EIS & SEIS Company Requirements

For EIS and SEIS purposes a company needs to meet a number of requirements at the time of accepting investment and, unless specified otherwise must continue to meet these requirements for a period of at least three years.
What requirements must the company meet?

The trading requirement

A company must exist wholly for the purposes of carrying on a ‘qualifying trade’, ignoring any insignificant or incidental activities.

Qualifying trade

A qualifying trade is one which is conducted on a commercial basis with a view to profit and doesn’t consist to a substantial extent of ‘excluded activities’. There are a number of ‘excluded activities’ including: dealing in land and financial instruments, dealing in goods otherwise than in the course of an ordinary trade of wholesale or retail distribution, certain financial activities, receiving royalties or licence fees other than where the company has created the whole or greater part (in terms of value) of a relevant intangible asset, legal or accountancy services, property development, farming, forestry, operation of hotels or nursing homes, subsidised generation of electricity and the provision of services to another business carrying on excluded activities where a person holds a controlling interest in both the company and the business to which services are being provided.


If the company has any subsidiaries, they must all be ‘qualifying subsidiaries’. A qualifying subsidiary is one in which more than 50% of the ordinary share capital is owned (directly or indirectly) by the company issuing the shares.

Control and independence

The company cannot be controlled by another company.

UK permanent establishment

The company must have a permanent establishment in the UK. Permanent establishment is defined for the purposes of EIS and SEIS and is different to the wider meaning for Corporation Tax.

Use of money raised

For EIS – the company must employ the money raised for a qualifying purpose within two years.

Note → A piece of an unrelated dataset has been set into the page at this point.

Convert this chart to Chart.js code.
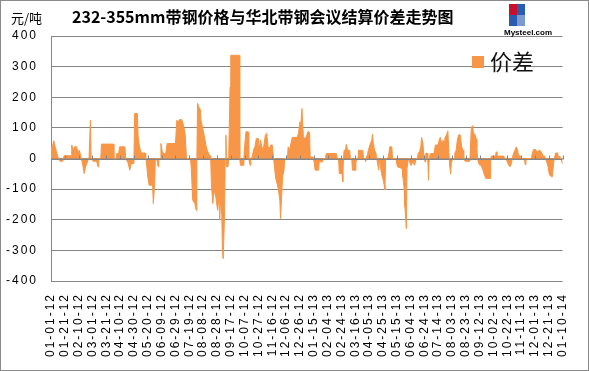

For SEIS – the company must spend the money raised for a qualifying purpose within three years; the term ‘spend’ is technically different to ‘employ’ used in the EIS rules.

Gross assets

The company’s gross assets (or if it has qualifying subsidiaries the assets of the group) must not exceed:

  • For EIS – £15,000,000 immediately before the issue of EIS shares and £16,000,000 immediately thereafter.
  • For SEIS – £200,000 immediately before the issue of SEIS shares.

Numbers of employees

The company (or if it has qualifying subsidiaries the group) must have less than:

  • For EIS – 250 employees at the date of issue of the shares.
  • For SEIS – 25 employees at the date of issue of the shares.
  • Some specific additional conditions for a company seeking SEIS status include:
  • The company must be carrying on, or intending to carry on, a new qualifying trade. That is a trade which is the first trade of the company and that begins no earlier than two years before the share issue.
  • A company can’t have raised money via the EIS or from a Venture Capital Trust before.

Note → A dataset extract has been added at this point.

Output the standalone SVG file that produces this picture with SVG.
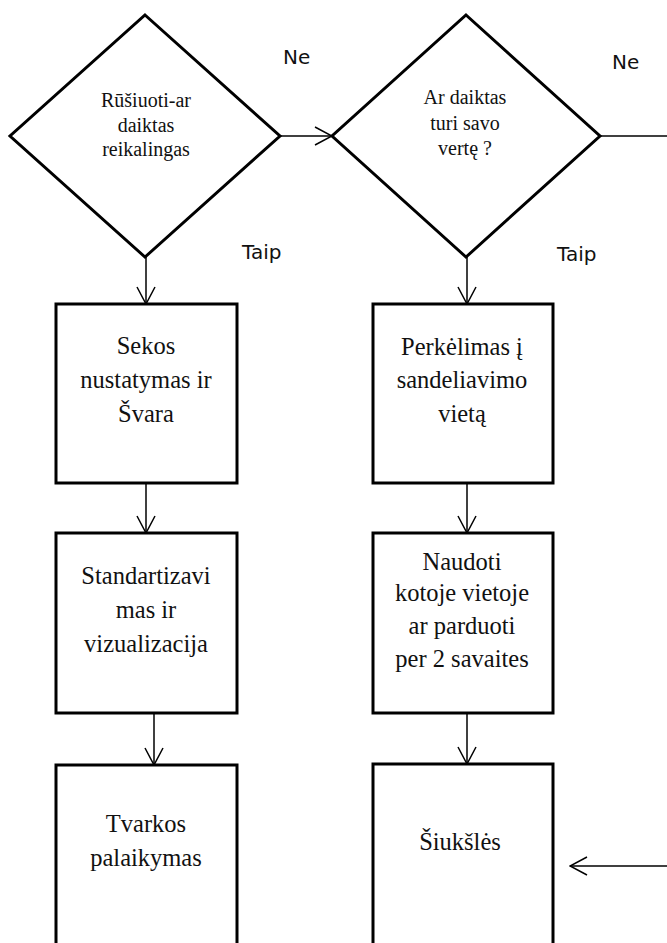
<svg xmlns="http://www.w3.org/2000/svg" width="667" height="943" viewBox="0 0 667 943">
<style>
.shape{fill:#fff;stroke:#000;stroke-width:3;stroke-linejoin:miter}
.conn{fill:none;stroke:#000;stroke-width:1.5}
.t{font-family:"Liberation Serif","Times New Roman",serif;fill:#111;text-anchor:middle}
.d{font-size:20px}
.b{font-size:24.5px}
.lbl{font-family:"DejaVu Sans",Verdana,sans-serif;font-size:20px;fill:#111}
</style>
<defs>
<marker id="arr" viewBox="0 0 20 20" refX="19" refY="10" markerWidth="20" markerHeight="20" markerUnits="userSpaceOnUse" orient="auto">
<path d="M2,1 L19,10 L2,19" fill="none" stroke="#000" stroke-width="1.5"/>
</marker>
</defs>
<g id="connectors">
<line class="conn" x1="280" y1="136" x2="332" y2="136" marker-end="url(#arr)"/>
<line class="conn" x1="600" y1="136" x2="667" y2="136"/>
<line class="conn" x1="146" y1="257" x2="146" y2="304" marker-end="url(#arr)"/>
<line class="conn" x1="467" y1="257" x2="467" y2="304" marker-end="url(#arr)"/>
<line class="conn" x1="146" y1="483" x2="146" y2="533" marker-end="url(#arr)"/>
<line class="conn" x1="467" y1="483" x2="467" y2="533" marker-end="url(#arr)"/>
<line class="conn" x1="154" y1="713" x2="154" y2="765" marker-end="url(#arr)"/>
<line class="conn" x1="467" y1="713" x2="467" y2="764" marker-end="url(#arr)"/>
<line class="conn" x1="667" y1="866" x2="570" y2="866" marker-end="url(#arr)"/>
<text class="lbl" x="283" y="64">Ne</text>
<text class="lbl" x="612" y="69">Ne</text>
<text class="lbl" x="242" y="259">Taip</text>
<text class="lbl" x="557" y="261">Taip</text>
</g>
<g id="d1">
<polygon class="shape" points="145,15 280,136 145,257 10,136"/>
<text class="t d" x="146" y="107">Rūšiuoti-ar</text>
<text class="t d" x="146" y="132">daiktas</text>
<text class="t d" x="146" y="156">reikalingas</text>
</g>
<g id="d2">
<polygon class="shape" points="466,15 600,136 466,257 332,136"/>
<text class="t d" x="465" y="104">Ar daiktas</text>
<text class="t d" x="465" y="130">turi savo</text>
<text class="t d" x="465" y="155">vertę ?</text>
</g>
<g id="b1">
<rect class="shape" x="56" y="304" width="181" height="179"/>
<text class="t b" x="146" y="354">Sekos</text>
<text class="t b" x="146" y="388">nustatymas ir</text>
<text class="t b" x="146" y="422">Švara</text>
</g>
<g id="b2">
<rect class="shape" x="56" y="533" width="181" height="180"/>
<text class="t b" x="146" y="584">Standartizavi</text>
<text class="t b" x="146" y="618">mas ir</text>
<text class="t b" x="146" y="652">vizualizacija</text>
</g>
<g id="b3">
<rect class="shape" x="56" y="765" width="181" height="185"/>
<text class="t b" x="146" y="832">Tvarkos</text>
<text class="t b" x="146" y="866">palaikymas</text>
</g>
<g id="b4">
<rect class="shape" x="373" y="304" width="180" height="179"/>
<text class="t b" x="462" y="355">Perkėlimas į</text>
<text class="t b" x="462" y="388">sandeliavimo</text>
<text class="t b" x="462" y="422">vietą</text>
</g>
<g id="b5">
<rect class="shape" x="373" y="533" width="180" height="180"/>
<text class="t b" x="462" y="570">Naudoti</text>
<text class="t b" x="462" y="601">kotoje vietoje</text>
<text class="t b" x="462" y="634">ar parduoti</text>
<text class="t b" x="462" y="667">per 2 savaites</text>
</g>
<g id="b6">
<rect class="shape" x="373" y="764" width="180" height="186"/>
<text class="t b" x="460" y="850">Šiukšlės</text>
</g>
</svg>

SEIS and EIS Tax Relief Key Points 

The government has created two schemes of generous tax reliefs for business investors. The EIS was introduced in 1994 and followed its predecessor the Business Expansion Scheme. The scheme is designed to help small and medium sized businesses raise equity investment by offering investors a range of tax reliefs.

The SEIS was introduced in 2012 to focus additional tax incentives on early stage micro businesses.
EIS and SEIS Key Points for Consideration:

  1. The schemes apply to investment in companies, and not to sole traders, partnerships or limited liability partnerships.
  2. The amount that a company can raise under the EIS is up to £5,000,000 in any 12 month period. For SEIS the overall limit is effectively £150,000.
  3. Both schemes offer a range of tax reliefs to investors.
  4. Investment must be in shares of the company and not by way of any form of debt (under current law).
  5. Companies who wish to use the schemes can apply to HMRC for advance assurance of EIS and/or SEIS status prior to accepting inward investment.
  6. There are a range of conditions that an investee company must satisfy.
  7. There are a range of conditions that an individual investor must satisfy.

The tax incentives offered under the EIS and Seed EIS are very attractive. The use of the schemes is restricted by various limits and qualifying criteria. The rules are complex and many of the rules require compliance for at least 3 years post investment.